One of the outpourings of support took the form of a peasant movement in northern France, led by a man known as "the Master of Hungary" (Le Maître de Hongrie). He was apparently a very old Hungarian monk living in France, called Jacob.

The Master claimed to have been visited by the Virgin Mary, who instructed him to lead the shepherds (pastoreaux, hence the common name Crusade of the Pastoreaux) of France to the Holy Land to rescue Louis. His followers, said to number 60,000, were mostly young peasants, men, women, and children, from Brabant, Hainaut, Flanders, and Picardy. They followed him to Paris in May, where the Master met with Blanche of Castile. Chronicler Matthew Paris thought he was an impostor, and that he was actually one of the leaders of the Children's Crusade from earlier in the century. Their movement in the city was restricted; they were not allowed to cross to the Left Bank, where the University of Paris was located, as Blanche perhaps feared another disturbance on the scale of the 1229 University of Paris strike.

== Dispersal ==

The crowd of shepherds split up after leaving the city. Some of them went to Rouen, where they expelled the archbishop and threw some priests into the Seine river. In Tours they attacked monasteries. The others under the Master arrived in Orléans on June 11. Here they were denounced by the bishop, whom they also attacked, along with other clerics, including Franciscans and Dominicans. They fought with the University of Orléans students in the city as well, as Blanche might have feared would happen in Paris. Moving on to Amiens and then Bourges, they also began to attack Jews.

Blanche responded by ordering the crowds to be rounded up and excommunicated. This was done rather easily as they were simply wandering, directionless, around northern France, but the group led by the Master resisted outside Bourges, and the Master himself was killed in the ensuing skirmish.

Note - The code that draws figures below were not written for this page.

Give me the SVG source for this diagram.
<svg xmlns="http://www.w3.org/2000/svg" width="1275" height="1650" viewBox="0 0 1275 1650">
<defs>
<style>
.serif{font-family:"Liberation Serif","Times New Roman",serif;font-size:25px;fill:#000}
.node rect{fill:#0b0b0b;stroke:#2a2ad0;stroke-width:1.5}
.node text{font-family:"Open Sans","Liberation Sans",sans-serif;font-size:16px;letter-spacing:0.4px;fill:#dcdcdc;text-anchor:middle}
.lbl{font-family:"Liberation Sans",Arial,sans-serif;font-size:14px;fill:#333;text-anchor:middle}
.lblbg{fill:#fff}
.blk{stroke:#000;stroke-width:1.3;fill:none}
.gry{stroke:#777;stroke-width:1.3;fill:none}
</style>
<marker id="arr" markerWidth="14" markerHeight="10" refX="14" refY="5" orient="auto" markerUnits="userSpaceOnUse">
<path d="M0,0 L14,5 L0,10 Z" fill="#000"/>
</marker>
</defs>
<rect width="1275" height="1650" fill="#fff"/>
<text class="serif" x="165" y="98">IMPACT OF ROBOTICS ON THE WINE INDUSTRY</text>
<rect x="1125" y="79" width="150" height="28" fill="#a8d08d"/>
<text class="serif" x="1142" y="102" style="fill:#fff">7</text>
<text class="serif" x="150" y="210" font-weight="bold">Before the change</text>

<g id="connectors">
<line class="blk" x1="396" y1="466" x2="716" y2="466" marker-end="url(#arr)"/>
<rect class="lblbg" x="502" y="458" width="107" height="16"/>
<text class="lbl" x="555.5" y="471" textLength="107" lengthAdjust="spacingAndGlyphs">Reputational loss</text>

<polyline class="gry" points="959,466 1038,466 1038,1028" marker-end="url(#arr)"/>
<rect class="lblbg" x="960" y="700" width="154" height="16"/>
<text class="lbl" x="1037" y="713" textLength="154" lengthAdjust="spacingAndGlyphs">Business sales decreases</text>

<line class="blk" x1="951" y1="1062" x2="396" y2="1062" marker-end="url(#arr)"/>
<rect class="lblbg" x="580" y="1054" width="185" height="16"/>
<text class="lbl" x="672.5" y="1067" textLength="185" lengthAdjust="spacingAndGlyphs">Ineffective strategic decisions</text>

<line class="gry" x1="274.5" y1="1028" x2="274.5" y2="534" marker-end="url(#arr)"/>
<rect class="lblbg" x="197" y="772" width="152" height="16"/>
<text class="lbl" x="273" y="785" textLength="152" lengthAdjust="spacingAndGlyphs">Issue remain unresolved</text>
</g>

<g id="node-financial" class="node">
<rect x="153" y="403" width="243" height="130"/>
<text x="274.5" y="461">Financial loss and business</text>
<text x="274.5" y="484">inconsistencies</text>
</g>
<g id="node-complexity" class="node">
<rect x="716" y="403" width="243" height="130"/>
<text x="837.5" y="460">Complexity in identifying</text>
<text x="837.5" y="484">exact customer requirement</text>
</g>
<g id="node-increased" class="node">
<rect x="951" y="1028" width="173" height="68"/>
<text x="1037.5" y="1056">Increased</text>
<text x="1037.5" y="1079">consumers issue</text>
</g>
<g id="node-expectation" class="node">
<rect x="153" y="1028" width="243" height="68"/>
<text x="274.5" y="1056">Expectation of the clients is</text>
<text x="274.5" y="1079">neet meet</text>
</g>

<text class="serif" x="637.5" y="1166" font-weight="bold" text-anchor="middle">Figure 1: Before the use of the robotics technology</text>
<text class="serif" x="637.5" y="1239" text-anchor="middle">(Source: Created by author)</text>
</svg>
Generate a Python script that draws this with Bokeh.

The crusade seems to have been more of a revolt against the French church and nobility, who were thought to have abandoned Louis; the shepherds, of course, had no idea of what happened to Louis, nor the logistics involved in undertaking a crusade to rescue him. After being dispersed, some of the participants travelled to Aquitaine and England, where they were forbidden to preach. Others took a true crusade vow and may have actually gone on crusade.

== Sources ==
- Margaret Wade Labarge, Saint Louis: The Life of Louis IX of France. London, 1968.
- Ernest Lavisse, Histoire de France, Tome Troisième, II. Paris, 1901.
- Régine Pernoud, La Reine Blanche. Paris, 1972.
- Peter Jackson, The Seventh Crusade, 1244–1254. Sources and Documents. Aldershot, 2007.
- Gary Dickson, Religious enthusiasm in the medieval West. Aldershot, 2000.
- Malcolm Barber, "The crusades of the shepherds in 1251", Proceedings of the Tenth Annual Meeting of the western society for French history, 1982. Lawrence, 1984.